可就在我的前途越来越明朗的时候,命运却再次给了我致命一击。
母亲因为急性心梗,被拉进抢救室了。
接到邻居的电话,我如遭雷击。
心急如焚之下,买了时间最近的高铁票。可是,我还是去晚了。
等我到医院的时候,母亲已经因为错过最佳抢救时间,抢救无效……去世了。
明明前几天还在电话里夸我有本事,还和我说着那些长长短短的事。
可是…………
有些痛苦,到极致是哭不出来的。我就像个行尸走肉,眼里失去了所有的色彩。
那一瞬间,我感觉好像这个世界就剩下我一个人了,好孤单。
又是这样,还是这个医院。短短三年时间内,最爱我的两个人却以这样突然的方式离开了我。
我用身上所有的钱,给母亲办了个葬礼,让她风风光光的离开了这个尘世。
姐姐和姐夫也带着孩子回来了,整个葬礼期间,我甚至没说一句话。直到母亲下葬的那一刻,我的眼泪终于决了堤,嚎啕大哭,歇斯底里。
葬礼过后,我一直守在母亲的灵堂前,仿佛世界都变成了灰色。

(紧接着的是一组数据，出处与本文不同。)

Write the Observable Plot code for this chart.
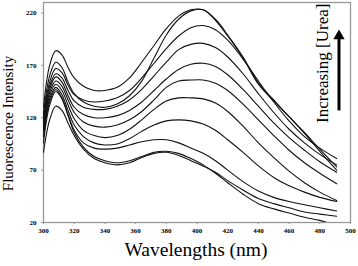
<!DOCTYPE html>
<html>
<head>
<meta charset="utf-8">
<script src="https://cdn.jsdelivr.net/npm/d3@7"></script>
<script src="https://cdn.jsdelivr.net/npm/@observablehq/plot@0.6"></script>
<style>
  html, body { margin: 0; padding: 0; background: #fff; }
  #chart svg { display: block; }
  #chart svg text { font-family: "Liberation Serif", "Times New Roman", serif; }
</style>
</head>
<body>
<div id="chart"></div>
<script>
// Wavelength grid (nm)
const wavelengths = [300, 304, 308, 312, 316, 320, 326, 333, 340, 348, 356, 364, 372, 380, 388, 396, 404, 412, 420, 430, 440, 450, 460, 470, 480, 491];

// Fluorescence spectra, ordered from highest [urea] (top at 400 nm) downwards
const s1  = [130, 170, 184, 180, 168, 158, 150, 146, 146, 149, 158, 173, 189, 205, 217, 223, 223, 213, 198, 177, 152, 136, 121, 105, 88, 70];
const s2  = [124, 160, 173, 168, 154, 143, 135, 131, 130, 133, 141, 155, 177, 199, 214, 222, 223, 214, 199, 178, 153, 137, 121, 106, 90, 73];
const s3  = [121, 154, 167, 163, 151, 142, 137, 135, 136, 139, 146, 158, 172, 186, 198, 206, 208, 204, 194, 176, 155, 135, 117, 102, 91, 81];
const s4  = [118, 150, 162, 158, 146, 136, 130, 128, 128, 131, 137, 147, 160, 173, 185, 190, 191, 187, 178, 162, 143, 125, 109, 96, 85, 75];
const s5  = [115, 147, 159, 154, 141, 130, 123, 120, 120, 122, 127, 135, 146, 157, 166, 171, 172, 169, 161, 147, 131, 115, 101, 89, 78, 68];
const s6  = [112, 144, 155, 150, 137, 125, 116, 112, 111, 113, 118, 126, 137, 149, 155, 156, 156, 153, 146, 133, 118, 103, 89, 77, 67, 57];
const s7  = [109, 141, 152, 146, 132, 119, 108, 103, 101, 103, 109, 118, 128, 136, 139, 139, 138, 134, 126, 112, 96, 82, 69, 58, 49, 41];
const s8  = [106, 138, 149, 142, 127, 113, 102, 96, 94, 95, 100, 107, 113, 117, 118, 117, 114, 108, 99, 87, 74, 63, 55, 49, 44, 40];
const s9  = [102, 135, 147, 139, 123, 108, 96, 91, 90, 91, 94, 97, 99, 99, 96, 91, 86, 79, 70, 59, 50, 44, 40, 37, 34, 31];
const s10 = [87, 118, 131, 127, 115, 103, 90, 81, 77, 75, 77, 82, 86, 87, 84, 79, 74, 68, 60, 51, 43, 38, 34, 30, 28, 26];
const s11 = [96, 132, 145, 138, 122, 106, 92, 83, 79, 77, 79, 83, 87, 88, 86, 81, 75, 67, 58, 47, 38, 33, 29, 25, 22, 17];
const seriesList = [s1, s2, s3, s4, s5, s6, s7, s8, s9, s10, s11];

// Axis ticks and titles
const xTicks = [300, 320, 340, 360, 380, 400, 420, 440, 460, 480, 500];
const yTicks = [20, 70, 120, 170, 220];
const xTitle = "Wavelengths (nm)";
const yTitle = "Fluorescence Intensity";

// Annotation (data coordinates)
const annotText = "Increasing [Urea]";
const annotX = [482];
const annotY = [172];
const arrowX = [492.5];
const arrowFrom = [127];
const arrowTo = [198];

const serif = "'Liberation Serif', 'Times New Roman', serif";

const data = seriesList.flatMap((vals, i) =>
  vals.map((v, j) => ({series: "s" + (i + 1), w: wavelengths[j], v}))
);

const chart = Plot.plot({
  width: 358,
  height: 266,
  marginLeft: 43,
  marginRight: 8,
  marginTop: 2,
  marginBottom: 44,
  style: {fontFamily: serif, background: "#fff", color: "#000"},
  x: {domain: [300, 500]},
  y: {domain: [20, 230]},
  marks: [
    Plot.frame({stroke: "#999", strokeWidth: 1.3}),
    Plot.axisX({ticks: xTicks, tickSize: 2, tickPadding: 4, fontSize: 7, fontWeight: "bold", fontFamily: serif, label: null, stroke: "#999"}),
    Plot.axisY({ticks: yTicks, tickSize: 2, tickPadding: 5, fontSize: 7, fontWeight: "bold", fontFamily: serif, label: null, stroke: "#999"}),
    Plot.line(data, {x: "w", y: "v", z: "series", curve: "catmull-rom", stroke: "#111", strokeWidth: 1.1, clip: true}),
    Plot.text([xTitle], {text: d => d, frameAnchor: "bottom", textAnchor: "middle", dx: -1, dy: 33, fontSize: 19.5, fontFamily: serif}),
    Plot.text([yTitle], {text: d => d, frameAnchor: "left", textAnchor: "middle", rotate: -90, dx: -35, dy: 11, fontSize: 15, fontFamily: serif}),
    Plot.text([annotText], {text: d => d, x: () => annotX[0], y: () => annotY[0], rotate: -90, fontSize: 17, fontFamily: serif}),
    Plot.link([0], {x1: () => arrowX[0], x2: () => arrowX[0], y1: () => arrowFrom[0], y2: () => arrowTo[0], stroke: "#000", strokeWidth: 3}),
    Plot.dot([0], {x: () => arrowX[0], y: () => arrowTo[0], symbol: "triangle", r: 4.2, fill: "#000", stroke: "none"})
  ]
});
document.getElementById("chart").appendChild(chart);
</script>
</body>
</html>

以后不会再有这么疼我的人了。
收过了头七,姐姐开车回来烧了纸。
完事后她正好要去魔都办事,罕见地问了我一句要不要坐她车一块去。
我那时也不知道是不是傻了,竟然上了她的车。
车上我一言不发,姐姐却像竹筒倒豆子一般,说着父亲母亲以前是如何如何溺爱我,说母亲为了我操了多少心。
最后越说越过分,就差明着说母亲猝死是我造成的。
我也是忍不住了,张开干裂的嘴唇,木讷地说了一句:“姐,别说了行吗?”
“怎么,我还说错了,母妈要不是操心你那些破事,她会得这病吗?”
姐姐抓着方向盘,从后视镜里看着我,嘴巴显得很是刻薄。
“我欠的帐,我已经还完了。最近给妈打电话的时候,她心情很好。”我忍着怒气,不想和她再做争执。
母亲去世后,我不想再和眼前这个女人再有任何瓜葛了。
“挣了点钱,这就得意上了?”通过后视镜,我能看到她眼里的嘲讽。
那时我的心情已经很糟糕了,不想和别人说话,更不想和别人吵架。
但是苏文婧的一再刻薄,我终于是忍不住了,握着拳头,面目狰狞地大声喊道:“苏文婧,你够了!”
“呵!不想听,就别坐我的车,跟条狗一样,摇着尾巴坐上来干嘛?”苏文婧转头冷眼暼了我一下,讥讽地说道。
“谁稀罕你的破车,苏文婧,老子到底和你有什么深仇大恨,能让你对我这么刻薄,我们到底是姐弟,还是仇人?”
我大声吼着。
“不稀罕,就滚下车去,在这乱叫什么。”
此时天已经黑了下来,高速路上已经飘起了大雪。苏文婧直接打着双闪,将车子停到了应急车道上。
我冷笑了一声,打开车门,直接下了车。
站在高速路上,眼看着那红彤彤的尾灯离我越来远。
雪花落在我脸上,很冰凉。
那一刻,我对苏文婧最后一点姐弟之情,也彻底随着雪花消散了。
我沿着高速公路的应急车道,漫无目的地往前走着。寒冷的风不断刮着我的脸庞,很快两只耳朵就被冻僵了。
一辆辆车子,在我身边呼啸而过。要是有那辆车没注意,直接撞到了我身上,那也倒一了百了了。反正现在也没什么牵挂了。